CC-BY-SA is not an open-source license. It is intended for creative works such as photographs or writings even where there might not be any kind of editable source format.

The license explicitly allows any licensee to change the format of the work:

2(a)(4): Media and formats; technical modifications allowed. The Licensor authorizes You to exercise the Licensed Rights in all media and formats whether now known or hereafter created, and to make technical modifications necessary to do so. The Licensor waives and/or agrees not to assert any right or authority to forbid You from making technical modifications necessary to exercise the Licensed Rights, including technical modifications necessary to circumvent Effective Technological Measures.

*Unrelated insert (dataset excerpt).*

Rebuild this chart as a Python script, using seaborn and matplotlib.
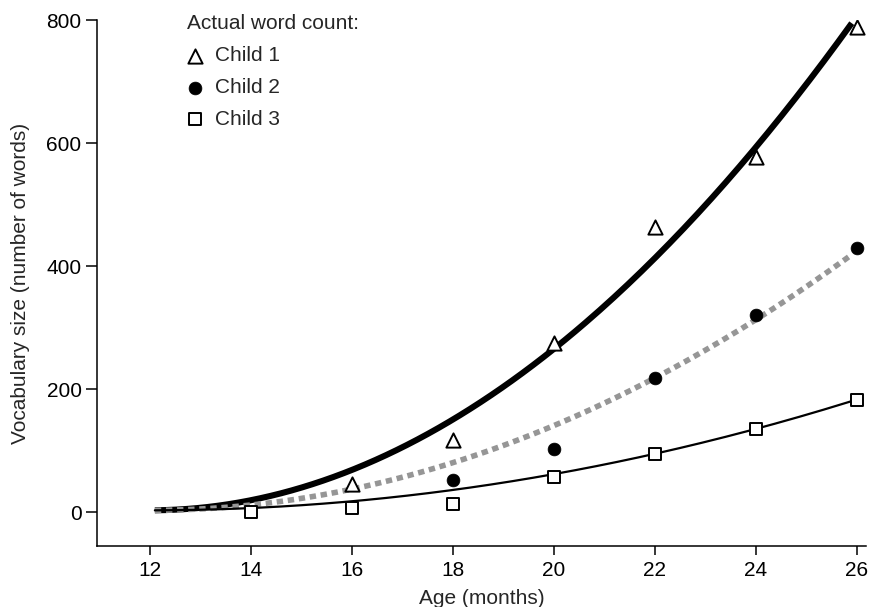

The Effective Technological Measures are defined as

1(e): Effective Technological Measures means those measures that, in the absence of proper authority, may not be circumvented under laws fulfilling obligations under Article 11 of the WIPO Copyright Treaty adopted on December 20, 1996, and/or similar international agreements.

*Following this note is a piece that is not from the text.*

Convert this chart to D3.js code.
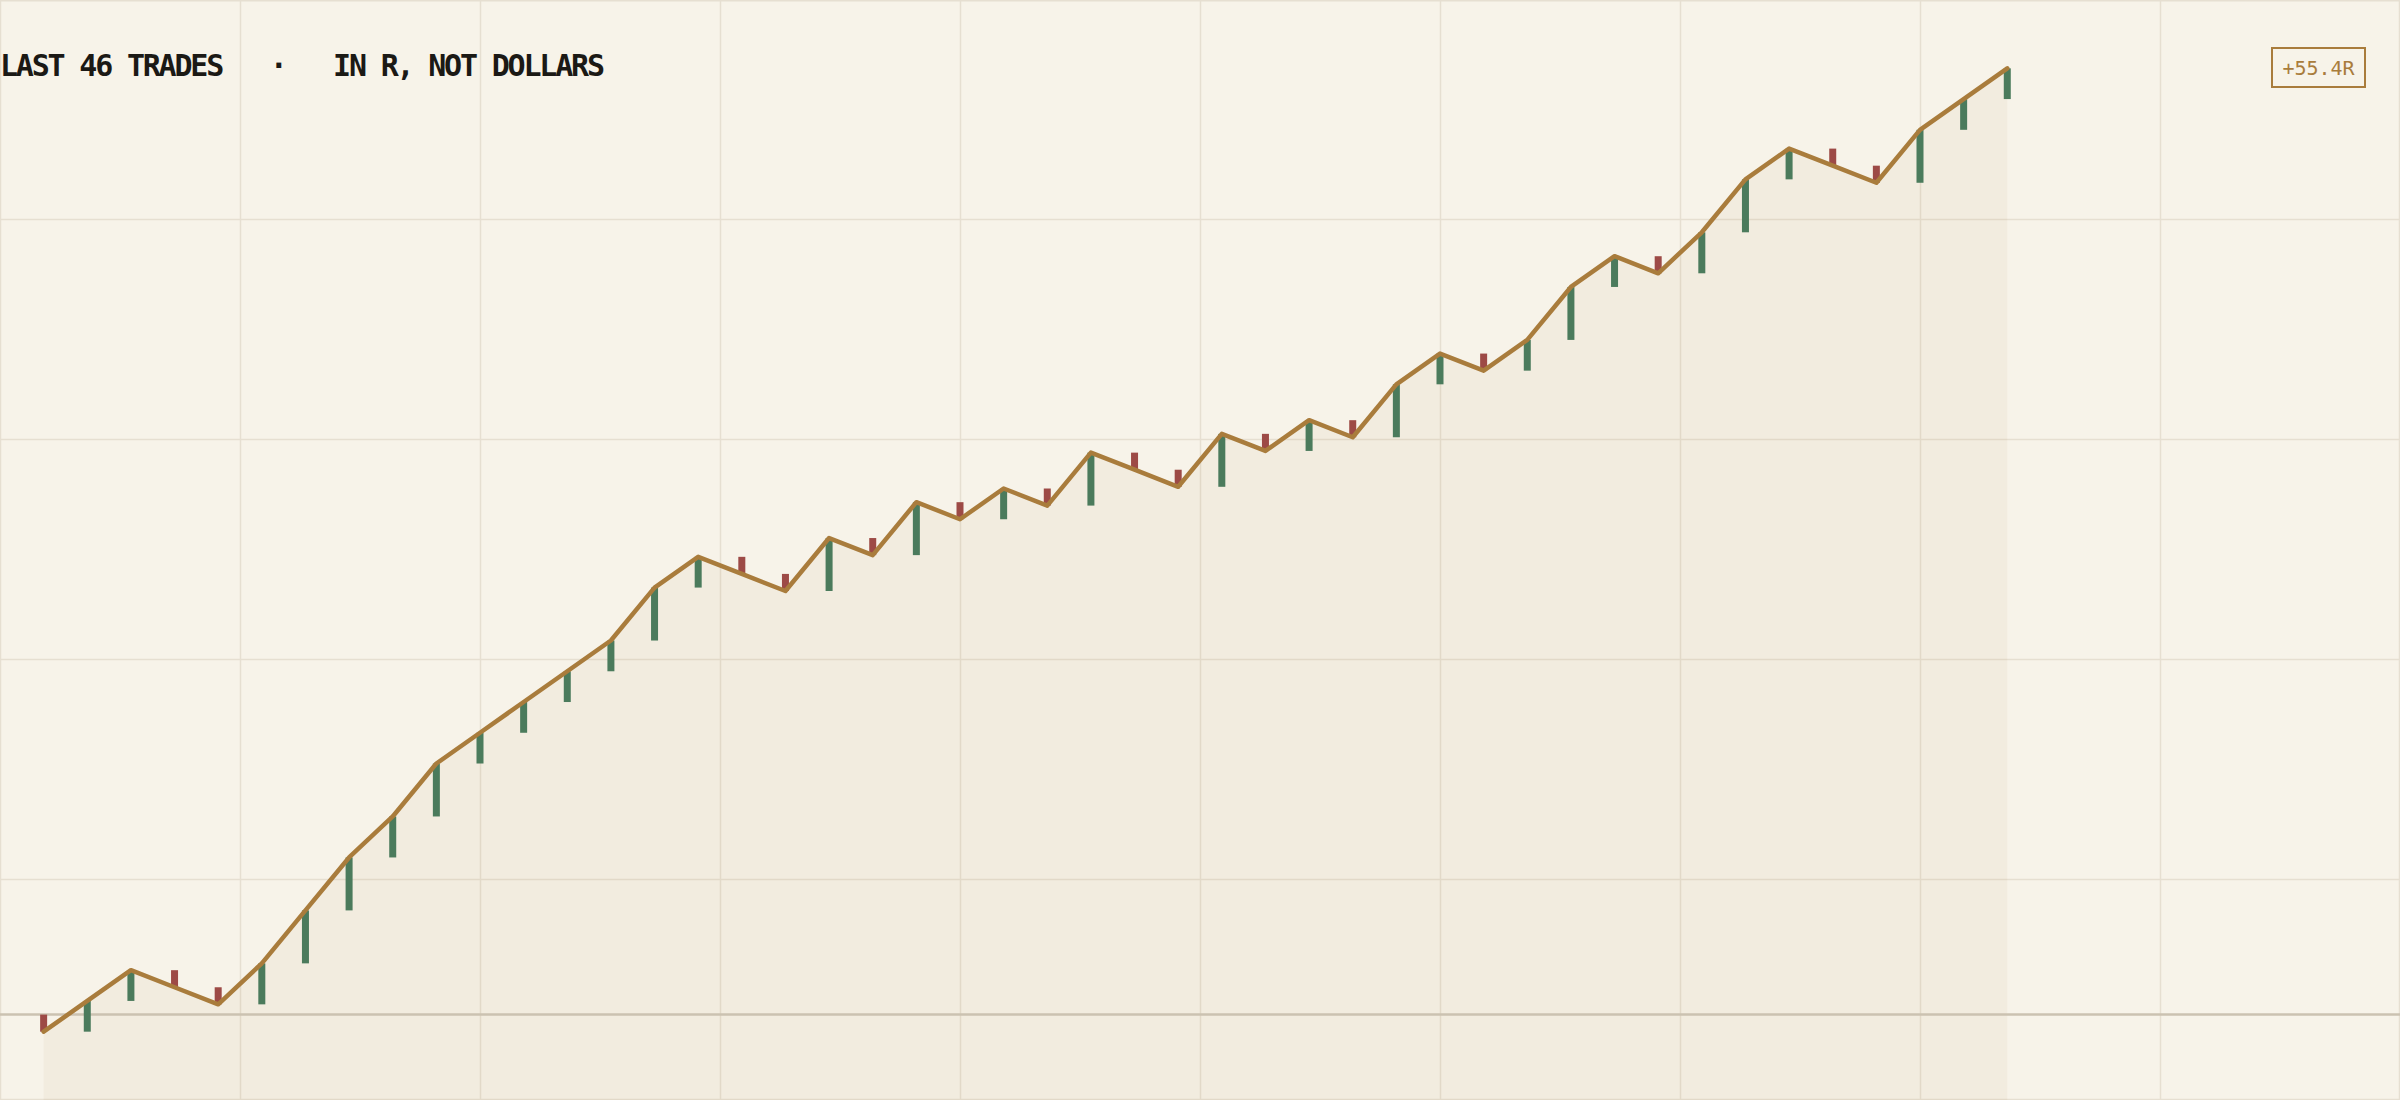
<!DOCTYPE html>
<html>
<head>
<meta charset="utf-8">
<script src="https://cdn.jsdelivr.net/npm/d3@7/dist/d3.min.js"></script>
<style>
  html, body { margin: 0; padding: 0; background: #f7f3e9; }
  svg { display: block; }
</style>
</head>
<body>
<svg id="chart" width="2400" height="1100"></svg>
<script>
// ---- data ----
const trades = [-1, 1.8, 1.8, -1, -1, 2.4, 3.1, 3.1, 2.4, 3.1,
                1.8, 1.8, 1.8, 1.8, 3.1, 1.8, -1, -1, 3.1, -1,
                3.1, -1, 1.8, -1, 3.1, -1, -1, 3.1, -1, 1.8,
                -1, 3.1, 1.8, -1, 1.8, 3.1, 1.8, -1, 2.4, 3.1,
                1.8, -1, -1, 3.1, 1.8, 1.8];
const titleLeft = "LAST " + trades.length + " TRADES";
const titleRight = "IN R, NOT DOLLARS";
const separator = "   ·   ";
const xSlots = 55;     // x domain capacity (trade slots)
const yPad = 4;        // R padding above/below

// ---- derived ----
const cum = [];
let run = 0;
trades.forEach((r, i) => { const prev = run; run = +(run + r).toFixed(2); cum.push({i: i + 1, r, prev, v: run}); });
const total = run;

const W = 2400, H = 1100;
const svg = d3.select("#chart");

const x = d3.scaleLinear().domain([0, xSlots]).range([0, W]);
const yMin = Math.min(0, d3.min(cum, d => d.v)) - yPad;
const yMax = d3.max(cum, d => d.v) + yPad;
const y = d3.scaleLinear().domain([yMin, yMax]).range([H, 0]);

// background
svg.append("rect").attr("width", W).attr("height", H).attr("fill", "#f7f3e9");

// grid
const grid = svg.append("g").attr("stroke", "#e6dfd1").attr("stroke-width", 1.5);
d3.range(0, W + 1, 240).forEach(gx => {
  grid.append("line").attr("x1", Math.min(gx, W - 1) + 0.5).attr("x2", Math.min(gx, W - 1) + 0.5)
    .attr("y1", 0).attr("y2", H);
});
d3.range(0, H + 1, 220).forEach(gy => {
  const yy = gy === 0 ? 0.75 : gy - 0.5;
  grid.append("line").attr("y1", yy).attr("y2", yy).attr("x1", 0).attr("x2", W);
});

// area
const area = d3.area().x(d => x(d.i)).y0(H).y1(d => y(d.v));
svg.append("path").datum(cum).attr("d", area).attr("fill", "#a97c3c").attr("fill-opacity", 0.055);

// zero line
svg.append("line").attr("x1", 0).attr("x2", W).attr("y1", y(0)).attr("y2", y(0))
  .attr("stroke", "#cbc2b1").attr("stroke-width", 2.5);

// bars
const bw = 7;
svg.append("g").selectAll("rect").data(cum).join("rect")
  .attr("x", d => x(d.i) - bw / 2)
  .attr("width", bw)
  .attr("y", d => Math.min(y(d.prev), y(d.v)))
  .attr("height", d => Math.abs(y(d.prev) - y(d.v)))
  .attr("fill", d => d.r >= 0 ? "#4b7b5c" : "#9d4a46");

// line
const line = d3.line().x(d => x(d.i)).y(d => y(d.v));
svg.append("path").datum(cum).attr("d", line)
  .attr("fill", "none").attr("stroke", "#a97c3c").attr("stroke-width", 4.5)
  .attr("stroke-linejoin", "round").attr("stroke-linecap", "round");

// title
svg.append("text")
  .attr("x", 0).attr("y", 76)
  .attr("xml:space", "preserve")
  .style("white-space", "pre")
  .attr("font-family", "'DejaVu Sans Mono', monospace")
  .attr("font-weight", "bold")
  .attr("font-size", 30)
  .attr("letter-spacing", -2.2)
  .attr("fill", "#1b1915")
  .text(titleLeft + separator + titleRight);

// total badge
const bx = 2272, by = 48, bwid = 93, bh = 39;
svg.append("rect").attr("x", bx).attr("y", by).attr("width", bwid).attr("height", bh)
  .attr("fill", "none").attr("stroke", "#a97c3c").attr("stroke-width", 2);
svg.append("text")
  .attr("x", bx + bwid / 2).attr("y", by + bh / 2).attr("dy", "0.36em")
  .attr("text-anchor", "middle")
  .attr("font-family", "'DejaVu Sans Mono', monospace")
  .attr("font-size", 20)
  .attr("fill", "#a97c3c")
  .text((total >= 0 ? "+" : "") + total.toFixed(1) + "R");
</script>
</body>
</html>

In other words, 2(a)(4) allows you to circumvent any accidental DRM on a CC-BY-SA licensed work in order to (re-)use the work as you wish. This freedom to convert formats is important, as it e.g. allows a CC-BY-SA e-book to be converted into a different e-book format, or to be made accessible to blind users, even when the original e-book is “protected” by a DRM scheme. Merely converting a creative work to a format that is non-editable is not DRM – otherwise, printed CC-BY-SA books would be a license violation.

The CC-BY-SA license requires no one to publish their derived works (such as modified LaTeX files), only to license their derived works under CC-BY-SA when they share/publish them. However, they must:

  • provide attribution 3(a)(1)(A)(i). If they used your LaTeX files, they must attribute you.
  • link to the original work 3(a)(1)(A)(v). When they used your LaTeX files, they must link to them.
  • indicate any modifications 3(a)(1)(B). They need not state what they modified, only whether they modified something.

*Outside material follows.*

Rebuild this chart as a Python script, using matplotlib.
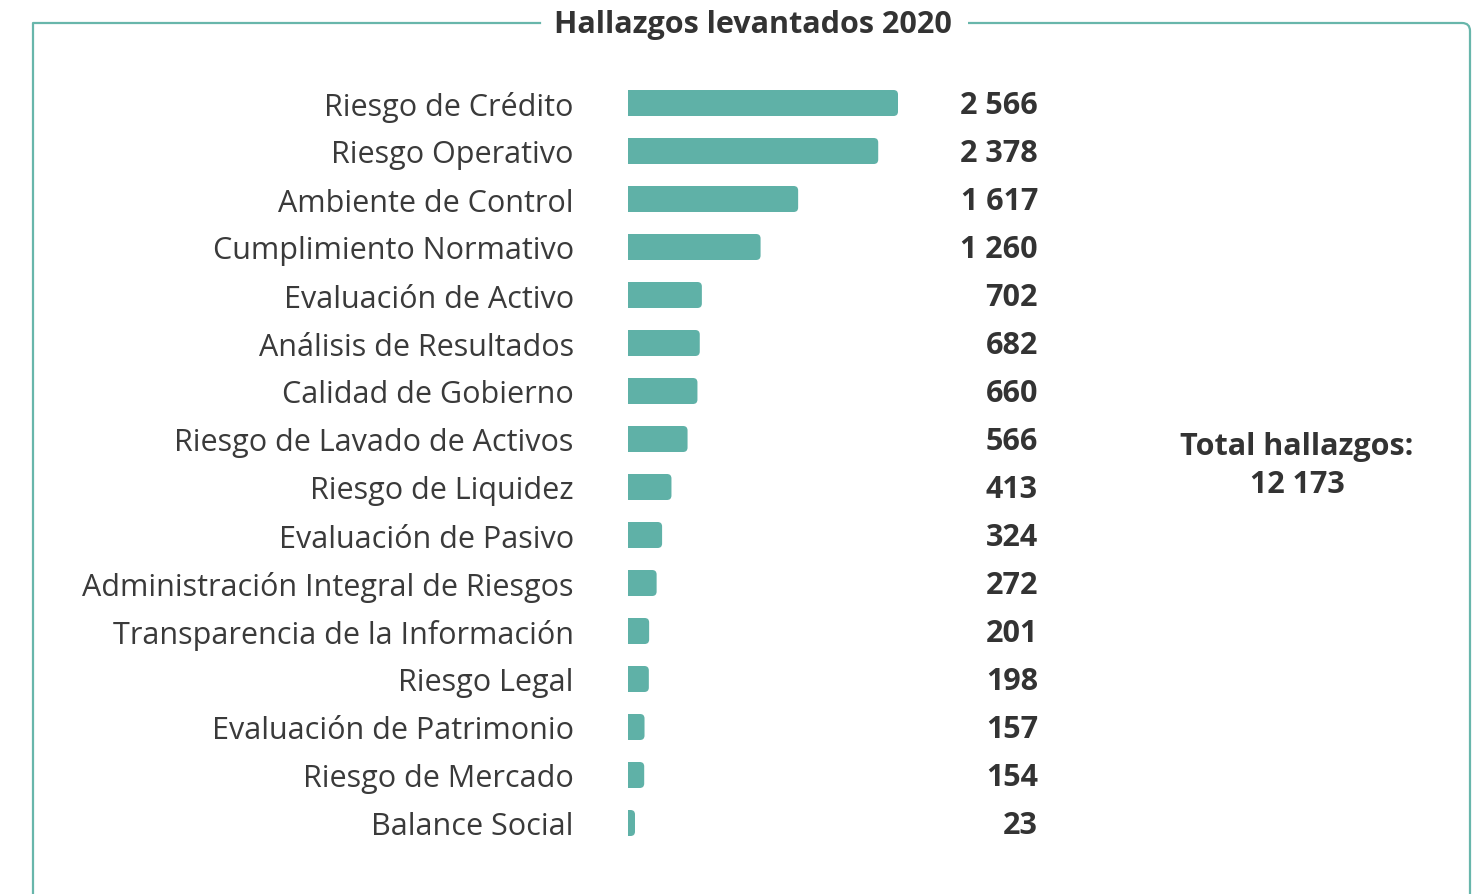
import matplotlib.pyplot as plt
import matplotlib.patches as patches
from matplotlib.path import Path

plt.rcParams['font.family'] = ['Open Sans', 'DejaVu Sans']

categories = ['Riesgo de Crédito', 'Riesgo Operativo', 'Ambiente de Control',
              'Cumplimiento Normativo', 'Evaluación de Activo', 'Análisis de Resultados',
              'Calidad de Gobierno', 'Riesgo de Lavado de Activos', 'Riesgo de Liquidez',
              'Evaluación de Pasivo', 'Administración Integral de Riesgos',
              'Transparencia de la Información', 'Riesgo Legal',
              'Evaluación de Patrimonio', 'Riesgo de Mercado', 'Balance Social']
values = [2566, 2378, 1617, 1260, 702, 682, 660, 566, 413, 324, 272, 201, 198, 157, 154, 23]
value_labels = ['2 566', '2 378', '1 617', '1 260', '702', '682', '660', '566',
                '413', '324', '272', '201', '198', '157', '154', '23']
title = 'Hallazgos levantados 2020'
total_label = 'Total hallazgos:\n12 173'

W, H = 1478, 895
bar_color = '#5fb1a7'
frame_color = '#68b6ab'
text_color = '#333333'

fig = plt.figure(figsize=(W / 100, H / 100), dpi=100)
fig.patch.set_facecolor('white')

# bar axes: x from 628px to 1038px, rows 79px..847px
left_px, right_px = 628, 1038
top_px, bot_px = 80, 848
ax = fig.add_axes([left_px / W, 1 - bot_px / H, (right_px - left_px) / W, (bot_px - top_px) / H])
px_per_unit = 270 / 2566
xmax = (right_px - left_px) / px_per_unit
ax.set_xlim(0, xmax)
ax.set_ylim(len(values) - 0.5, -0.5)
for s in ax.spines.values():
    s.set_visible(False)
ax.set_xticks([])

bar_h = 26 / 48
r_px = 4.5
rx = r_px / px_per_unit
ry = r_px / 48
min_w = 7 / px_per_unit
for i, v in enumerate(values):
    w = max(v, min_w)
    y0, y1 = i - bar_h / 2, i + bar_h / 2
    verts = [(0, y0), (w - rx, y0), (w, y0), (w, y0 + ry), (w, y1 - ry), (w, y1),
             (w - rx, y1), (0, y1), (0, y0)]
    codes = [Path.MOVETO, Path.LINETO, Path.CURVE3, Path.CURVE3, Path.LINETO,
             Path.CURVE3, Path.CURVE3, Path.LINETO, Path.CLOSEPOLY]
    ax.add_patch(patches.PathPatch(Path(verts, codes), facecolor=bar_color, edgecolor='none'))
    ax.text(1.0, i + 0.05, value_labels[i], transform=ax.get_yaxis_transform(),
            ha='right', va='center', fontsize=22, fontweight='bold', color=text_color)

ax.set_yticks(range(len(categories)))
ax.set_yticklabels(categories, fontsize=22, color='#3a3a3a')
ax.tick_params(axis='y', length=0, pad=39)

# frame with title gap
fx0, fy0, fx1 = 33 / W, 1 - 24 / H, 1470 / W
rcx = 8 / W
rcy = 8 / H
fig.add_artist(plt.Line2D([fx0, fx0, 540 / W], [0, fy0, fy0], color=frame_color, lw=1.6))
corner = Path([(968 / W, fy0), (fx1 - rcx, fy0), (fx1, fy0), (fx1, fy0 - rcy), (fx1, 0)],
              [Path.MOVETO, Path.LINETO, Path.CURVE3, Path.CURVE3, Path.LINETO])
fig.add_artist(patches.PathPatch(corner, facecolor='none', edgecolor=frame_color, lw=1.6,
                                 transform=fig.transFigure))
fig.text(753 / W, 1 - 25 / H, title, ha='center', va='center', fontsize=22,
         fontweight='bold', color=text_color)

fig.text(1297 / W, 1 - 466 / H, total_label, ha='center', va='center', fontsize=22,
         fontweight='bold', color=text_color, linespacing=1.35)

fig.savefig('out.png', dpi=100, facecolor='white')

Examples that might clarify some aspects:

  • I create a CC-BY-SA video that uses CC-bY-SA licensed music in its soundtrack. I am not required to publish the soundtrack in an un-mixed form just so that someone could mix it differently if they wanted to. However, I must link to the original music.

  • I publish a CC-BY-SA printed book that uses a CC-BY-SA illustration. I am not required to publish my manuscript or layout files so that someone could print the book with a different illustraction. However, I must link to the original image.

  • I publish a CC-BY-SA “photoshopped” version of a CC-BY-SA photograph. I am not required to publish the project file so that someone could arrange the image layers differently, or remove a special effect they don't like. However, I must link to all source images I used.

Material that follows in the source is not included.